5 de septiembre. Martes de la XXII semana del Tiempo Ordinario

Santa Teresa de Calcuta

Evangelio

En aquel tiempo, Jesús bajó a Cafarnaún, ciudad de Galilea, y los sábados enseñaba a la gente.

Se quedaban asombrados de su doctrina, porque hablaba con autoridad.
Había en la sinagoga un hombre que tenía un demonio inmundo, y se puso a gritar a voces: «¿Qué quieres de nosotros, Jesús Nazareno? ¿Has venido a acabar con nosotros? Sé quién eres: el Santo de Dios.»
Jesús le intimó: «¡Cierra la boca y sal!»
El demonio tiró al hombre por tierra en medio de la gente, pero salió sin hacerle daño.
Todos comentaban estupefactos: «¿Qué tiene su palabra? Da órdenes con autoridad y poder a los espíritus inmundos, y salen.» Noticias de él iban llegando a todos los lugares de la comarca. Lc. 4, 31-37

Medita lo que Dios te dice en el Evangelio

En este Evangelio Jesús nos recuerda el poder y el valor del nombre de Dios. En la antigüedad, era tanto el respeto al nombre de Dios que no se atrevían ni siquiera a nombrarlo. Era tal la estima y el respeto hacia Dios que sólo el pronunciar su nombre ya era rozar con lo divino.
Creo que tristemente estamos muy lejos de aquel respeto y devoción. Hoy, el nombre de Dios parece carecer de valor. La devoción al santo nombre de Jesús suena tan extraña que ni siquiera se piensa que existió. Pero la misma Sagrada Escritura nos muestra que jamás se hizo un milagro, por parte de los hombres, sin haber antes invocado el nombre de Dios, de Jesús.
¿Por qué exigimos milagros a Dios? ¿Por qué nos quejamos de su falta de acción y presencia en nuestras vidas cuando ni siquiera escuchamos la petición o condición que Él mismo nos dio para ser bendecidos. «Todo lo que pidan al Padre en mi nombre, lo recibirán»?
Enséñanos, Jesús, la gloria de tu nombre; derrama en nuestros corazones el don de la fe para que seamos capaces de recibir todas las gracias y bendiciones que tienes tiempo de querer regalarnos.

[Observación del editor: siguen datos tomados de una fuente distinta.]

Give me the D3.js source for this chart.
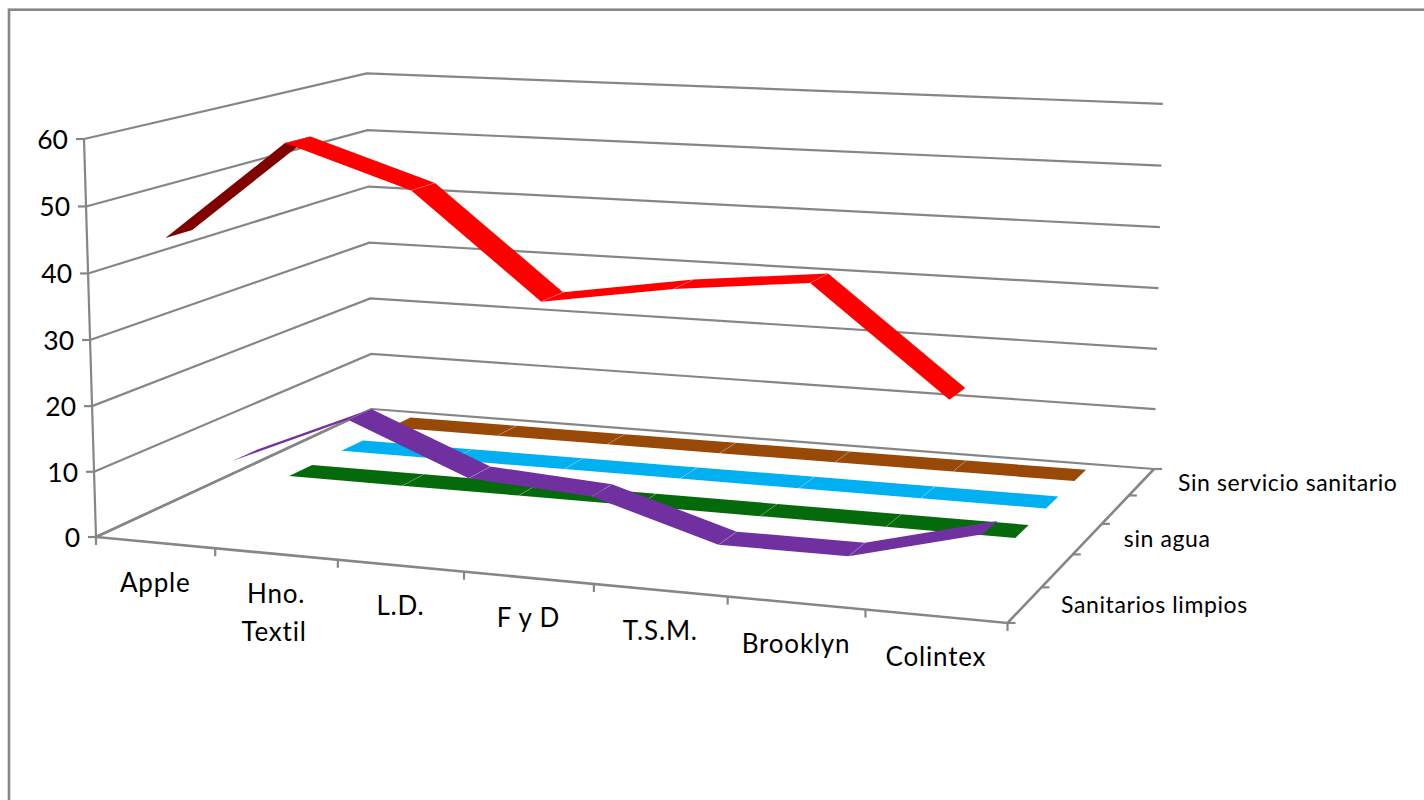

«La transformación del corazón que nos lleva a confesar nuestros pecados es “don de Dios”. Nosotros solos no podemos. Poder confesar nuestros pecados es un don de Dios, es un regalo, es “obra suya”. Ser tocados con ternura por su mano y plasmados por su gracia nos permite, por lo tanto, acercarnos al sacerdote sin temor por nuestras culpas, pero con la certeza de ser acogidos por él en nombre de Dios y comprendidos a pesar de nuestras miserias; e incluso sin tener un abogado defensor: tenemos sólo uno, que dio su vida por nuestros pecados. Es Él quien, con el Padre, nos defiende siempre.»
(Homilía de S.S. Francisco, 13 de marzo de 2015).